The creative talents of the designers at luxury brands are a part of the core make-up of the brands but must be complemented with business proficiency especially in the management of product extensions such as hotels and restaurants, which require a completely different set of skills. For example, the atmosphere and service level at Pierre Cardin's restaurant in Paris, Maxims, is the epitome of opulence, distinction and exceptionally high standards. This description doesn't exactly fit the brand's products like the licensed perfumes sold at several Parisian supermarkets.
Every luxury brand has the creative capability to turn out desirable extended products and services but not every brand has the capacity to effectively extend its product range. Before product extension can be successful for a luxury brand, the brand should have achieved a clear and concrete positioning in the market and most importantly in the consumer's mind. There should also be an apparent consumer following through a loyal consumer base. For example, consumers that are most likely to stay at the Palazzo Versace hotel are those that have an affinity with the Versace brand and are attracted to what the brand represents. In the same way, home furnishings designed by Missoni are likely to be purchased by consumers that also buy Missoni fashion or are attracted to the brand.

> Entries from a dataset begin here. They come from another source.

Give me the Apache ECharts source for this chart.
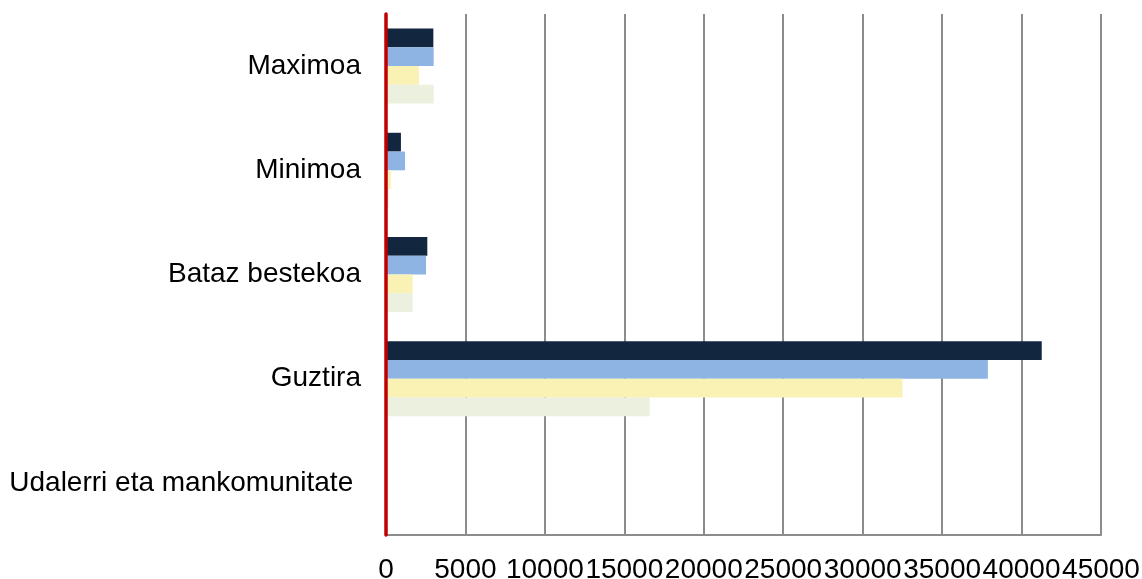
<!DOCTYPE html>
<html>
<head>
<meta charset="utf-8">
<script src="https://cdn.jsdelivr.net/npm/echarts@6/dist/echarts.min.js"></script>
<style>
html,body{margin:0;padding:0;background:#fff;}
#chart{width:1142px;height:579px;}
</style>
</head>
<body>
<div id="chart"></div>
<script>
// categories from bottom to top
var categories = ['Udalerri eta mankomunitate ', 'Guztira', 'Bataz bestekoa', 'Minimoa', 'Maximoa'];
var xTicks = [0, 5000, 10000, 15000, 20000, 25000, 30000, 35000, 40000, 45000];
var seriesA = [null, 41270, 2600, 940, 2980];   // dark navy
var seriesB = [null, 37880, 2520, 1200, 3000];  // light blue
var seriesC = [null, 32510, 1680, 300, 2080];   // pale yellow
var seriesD = [null, 16600, 1680, 170, 3000];   // pale green-grey

var chart = echarts.init(document.getElementById('chart'), null, {renderer: 'canvas'});
var font = 'Liberation Sans, Arial, sans-serif';
function mk(name, data, color) {
  return {
    name: name, type: 'bar', data: data,
    barGap: '0%', barCategoryGap: '28%',
    itemStyle: {color: color},
    silent: true
  };
}
chart.setOption({
  animation: false,
  grid: {left: 386, right: 41, top: 14, bottom: 44, containLabel: false, outerBoundsMode: 'none'},
  xAxis: {
    type: 'value', min: xTicks[0], max: xTicks[xTicks.length - 1], interval: 5000,
    axisLine: {show: true, lineStyle: {color: '#8c8c8c', width: 2}},
    axisTick: {show: false},
    splitLine: {show: true, lineStyle: {color: '#8c8c8c', width: 2}},
    axisLabel: {color: '#000', fontFamily: font, fontSize: 28, margin: 21,
      showMaxLabel: true, showMinLabel: true, hideOverlap: false,
      formatter: function (v) { return String(v); }}
  },
  yAxis: {
    type: 'category', data: categories, z: 10,
    axisLine: {show: true, onZero: false, lineStyle: {color: '#c00000', width: 3.5}},
    axisTick: {show: false},
    axisLabel: {color: '#000', fontFamily: font, fontSize: 28, margin: 25, padding: [5, 0, 0, 0]}
  },
  series: [
    mk('A', seriesA, '#12263f'),
    mk('B', seriesB, '#8eb4e3'),
    mk('C', seriesC, '#faf2b4'),
    mk('D', seriesD, '#ebf0df')
  ]
});
</script>
</body>
</html>
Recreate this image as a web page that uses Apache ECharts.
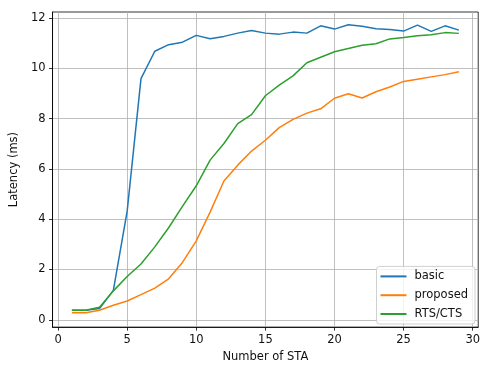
<!DOCTYPE html>
<html><head><meta charset="utf-8">
<script src="https://cdn.jsdelivr.net/npm/echarts@6/dist/echarts.min.js"></script>
<style>html,body{margin:0;padding:0;background:#fff}#c{width:483px;height:368px}</style>
</head><body><div id="c"></div>
<script>
const nSta = [1,2,3,4,5,6,7,8,9,10,11,12,13,14,15,16,17,18,19,20,21,22,23,24,25,26,27,28,29];
const basic = [0.38,0.38,0.45,1.17,4.32,9.59,10.68,10.94,11.04,11.31,11.18,11.27,11.4,11.5,11.4,11.36,11.44,11.4,11.69,11.56,11.73,11.67,11.57,11.54,11.48,11.72,11.47,11.69,11.52];
const proposed = [0.28,0.28,0.38,0.58,0.75,1.0,1.26,1.63,2.28,3.14,4.28,5.52,6.15,6.71,7.14,7.64,7.97,8.22,8.39,8.81,8.99,8.82,9.07,9.26,9.48,9.57,9.66,9.75,9.86];
const rtscts = [0.38,0.38,0.5,1.15,1.72,2.22,2.9,3.66,4.51,5.33,6.35,7.01,7.8,8.16,8.91,9.33,9.7,10.22,10.44,10.66,10.79,10.92,10.98,11.17,11.23,11.3,11.34,11.42,11.39];
const xTicks = [0,5,10,15,20,25,30];
const yTicks = [0,2,4,6,8,10,12];

const font = 'DejaVu Sans';
const fs = 11.5;
const txt = '#111';
const chart = echarts.init(document.getElementById('c'), null, {renderer:'canvas'});
const mk = (name, data, color) => ({
  name, type:'line', data: nSta.map((x,i)=>[x,data[i]]), symbol:'none',
  lineStyle:{color, width:1.5}, itemStyle:{color}, animation:false, z:3
});
chart.setOption({
  animation:false,
  grid:{left:51, right:1, top:12, bottom:37, show:true, borderColor:'#000', borderWidth:0.8, containLabel:false},
  xAxis:{type:'value', min:-0.4, max:30.4,
    name:'Number of STA', nameLocation:'middle', nameGap:23,
    nameTextStyle:{fontFamily:font, fontSize:fs, color:txt},
    axisLine:{show:true, onZero:false, lineStyle:{color:'#000', width:0.8}},
    axisTick:{show:true, inside:false, length:3.5, customValues:xTicks, lineStyle:{color:'#000', width:0.8}},
    axisLabel:{customValues:xTicks, fontFamily:font, fontSize:fs, color:txt, margin:7},
    splitLine:{show:true, lineStyle:{color:'#b0b0b0', width:0.8}}
  },
  yAxis:{type:'value', min:-0.29, max:12.24,
    name:'Latency (ms)', nameLocation:'middle', nameGap:28,
    nameTextStyle:{fontFamily:font, fontSize:fs, color:txt},
    axisLine:{show:true, onZero:false, lineStyle:{color:'#000', width:0.8}},
    axisTick:{show:true, inside:false, length:3.5, customValues:yTicks, lineStyle:{color:'#000', width:0.8}},
    axisLabel:{customValues:yTicks, fontFamily:font, fontSize:fs, color:txt, margin:7},
    splitLine:{show:true, lineStyle:{color:'#b0b0b0', width:0.8}}
  },
  legend:{orient:'vertical', right:8, bottom:44, padding:[4,7,4,4],
    backgroundColor:'rgba(255,255,255,0.8)', borderColor:'#d0d0d0', borderWidth:1, borderRadius:3,
    itemWidth:26, itemHeight:2, itemGap:6.8, icon:'rect',
    textStyle:{fontFamily:font, fontSize:fs, color:txt, padding:[0,0,0,3]},
    data:['basic','proposed','RTS/CTS']},
  series:[mk('basic',basic,'#1f77b4'), mk('proposed',proposed,'#ff7f0e'), mk('RTS/CTS',rtscts,'#2ca02c')]
});
</script></body></html>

The implication of product and brand extension for luxury brands is that this strategy creates opportunities for growth and also for a broader level of brand experience and a deeper level of brand affiliation. The risk factor of brand extension is also high and rests with the company's capabilities and resources. Product and brand extension provides a channel for growth but should only be adopted if a possibility of competitive advantage is envisaged.